▽
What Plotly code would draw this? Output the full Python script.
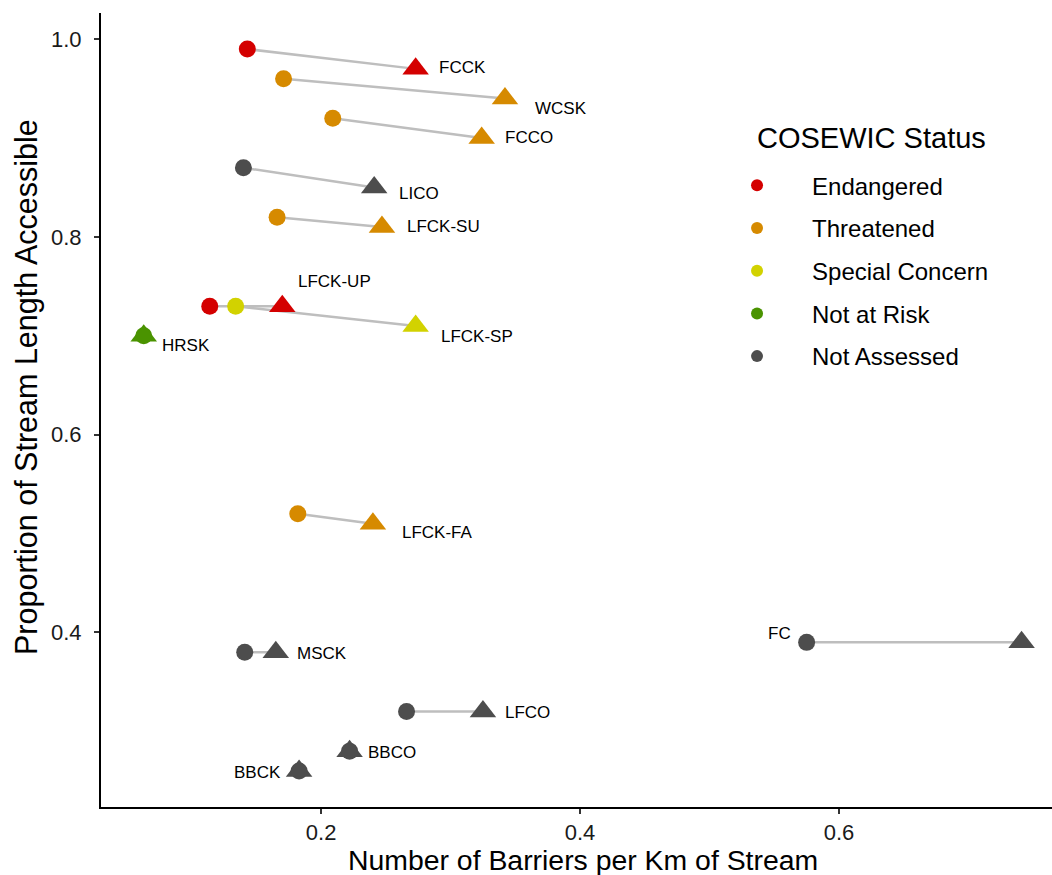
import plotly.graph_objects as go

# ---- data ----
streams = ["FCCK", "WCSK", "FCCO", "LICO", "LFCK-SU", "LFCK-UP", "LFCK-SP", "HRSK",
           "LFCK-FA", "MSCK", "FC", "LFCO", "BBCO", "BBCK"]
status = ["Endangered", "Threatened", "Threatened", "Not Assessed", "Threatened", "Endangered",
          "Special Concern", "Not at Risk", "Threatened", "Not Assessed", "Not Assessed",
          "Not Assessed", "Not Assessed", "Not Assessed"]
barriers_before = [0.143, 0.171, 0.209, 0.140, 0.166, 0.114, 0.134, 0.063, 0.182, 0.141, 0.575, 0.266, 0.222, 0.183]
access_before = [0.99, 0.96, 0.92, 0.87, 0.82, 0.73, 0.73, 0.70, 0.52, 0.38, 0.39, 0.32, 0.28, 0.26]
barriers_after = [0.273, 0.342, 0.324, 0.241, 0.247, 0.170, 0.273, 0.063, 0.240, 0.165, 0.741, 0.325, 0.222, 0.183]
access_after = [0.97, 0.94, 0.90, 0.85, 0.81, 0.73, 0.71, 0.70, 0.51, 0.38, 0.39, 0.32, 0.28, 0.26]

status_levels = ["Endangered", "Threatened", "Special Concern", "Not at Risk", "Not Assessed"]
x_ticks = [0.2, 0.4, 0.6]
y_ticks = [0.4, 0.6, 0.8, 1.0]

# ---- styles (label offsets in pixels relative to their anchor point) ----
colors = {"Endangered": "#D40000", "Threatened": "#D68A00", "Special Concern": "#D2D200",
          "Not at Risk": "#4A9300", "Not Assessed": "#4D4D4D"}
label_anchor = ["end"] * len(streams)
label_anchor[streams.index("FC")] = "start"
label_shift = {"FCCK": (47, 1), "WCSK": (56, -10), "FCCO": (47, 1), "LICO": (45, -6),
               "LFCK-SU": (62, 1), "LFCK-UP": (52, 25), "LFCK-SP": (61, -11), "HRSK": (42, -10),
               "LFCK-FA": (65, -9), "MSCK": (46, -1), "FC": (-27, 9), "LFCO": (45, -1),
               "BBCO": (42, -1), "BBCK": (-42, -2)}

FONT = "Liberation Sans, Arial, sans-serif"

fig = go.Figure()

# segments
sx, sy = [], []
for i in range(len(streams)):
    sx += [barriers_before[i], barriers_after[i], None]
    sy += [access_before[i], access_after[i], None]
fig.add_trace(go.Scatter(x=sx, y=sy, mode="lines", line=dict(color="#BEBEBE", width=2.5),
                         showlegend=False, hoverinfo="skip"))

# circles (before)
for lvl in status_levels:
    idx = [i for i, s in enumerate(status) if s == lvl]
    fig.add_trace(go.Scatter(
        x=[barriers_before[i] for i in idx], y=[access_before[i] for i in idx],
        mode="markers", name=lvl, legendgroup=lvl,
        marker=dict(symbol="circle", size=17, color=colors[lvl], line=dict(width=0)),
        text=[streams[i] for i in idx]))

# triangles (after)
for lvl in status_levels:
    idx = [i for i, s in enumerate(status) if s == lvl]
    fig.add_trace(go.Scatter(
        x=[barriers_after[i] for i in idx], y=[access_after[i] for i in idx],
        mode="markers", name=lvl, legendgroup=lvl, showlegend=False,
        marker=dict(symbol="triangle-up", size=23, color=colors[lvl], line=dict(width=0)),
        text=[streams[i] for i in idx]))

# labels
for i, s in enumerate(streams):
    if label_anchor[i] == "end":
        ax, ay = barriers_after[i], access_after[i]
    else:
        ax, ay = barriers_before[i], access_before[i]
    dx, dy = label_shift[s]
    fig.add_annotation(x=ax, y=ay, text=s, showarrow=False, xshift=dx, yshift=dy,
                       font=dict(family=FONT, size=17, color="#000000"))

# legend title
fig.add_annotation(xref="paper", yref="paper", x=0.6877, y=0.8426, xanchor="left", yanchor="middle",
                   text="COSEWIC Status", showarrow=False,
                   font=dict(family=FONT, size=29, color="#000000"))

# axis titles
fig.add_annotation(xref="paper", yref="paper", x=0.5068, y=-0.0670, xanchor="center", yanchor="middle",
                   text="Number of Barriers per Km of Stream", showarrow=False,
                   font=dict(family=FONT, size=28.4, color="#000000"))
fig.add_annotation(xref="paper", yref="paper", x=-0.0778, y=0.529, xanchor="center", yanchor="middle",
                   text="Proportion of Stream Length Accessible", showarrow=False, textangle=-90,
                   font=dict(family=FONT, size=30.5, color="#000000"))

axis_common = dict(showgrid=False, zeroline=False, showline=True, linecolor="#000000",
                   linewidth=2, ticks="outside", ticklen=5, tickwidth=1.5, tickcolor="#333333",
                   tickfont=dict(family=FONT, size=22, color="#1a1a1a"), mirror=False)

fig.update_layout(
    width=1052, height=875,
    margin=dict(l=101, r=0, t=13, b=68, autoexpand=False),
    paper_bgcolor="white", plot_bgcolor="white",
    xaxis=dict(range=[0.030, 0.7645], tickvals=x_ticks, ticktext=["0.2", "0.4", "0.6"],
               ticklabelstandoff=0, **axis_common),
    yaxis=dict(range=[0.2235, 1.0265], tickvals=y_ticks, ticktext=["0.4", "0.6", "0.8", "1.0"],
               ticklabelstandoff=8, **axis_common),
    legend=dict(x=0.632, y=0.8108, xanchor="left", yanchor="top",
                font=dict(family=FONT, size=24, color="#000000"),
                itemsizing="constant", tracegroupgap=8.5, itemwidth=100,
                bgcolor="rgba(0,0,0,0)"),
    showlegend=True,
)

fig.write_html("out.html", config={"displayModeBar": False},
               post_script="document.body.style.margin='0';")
△
**Directions**
Return, unchanged, the lines from the first line of the material through the line that holds "import plotly.graph_objects as go", inclusive, omitting pictures.

**Solution to this problem**
What Plotly code would draw this? Output the full Python script.
import plotly.graph_objects as go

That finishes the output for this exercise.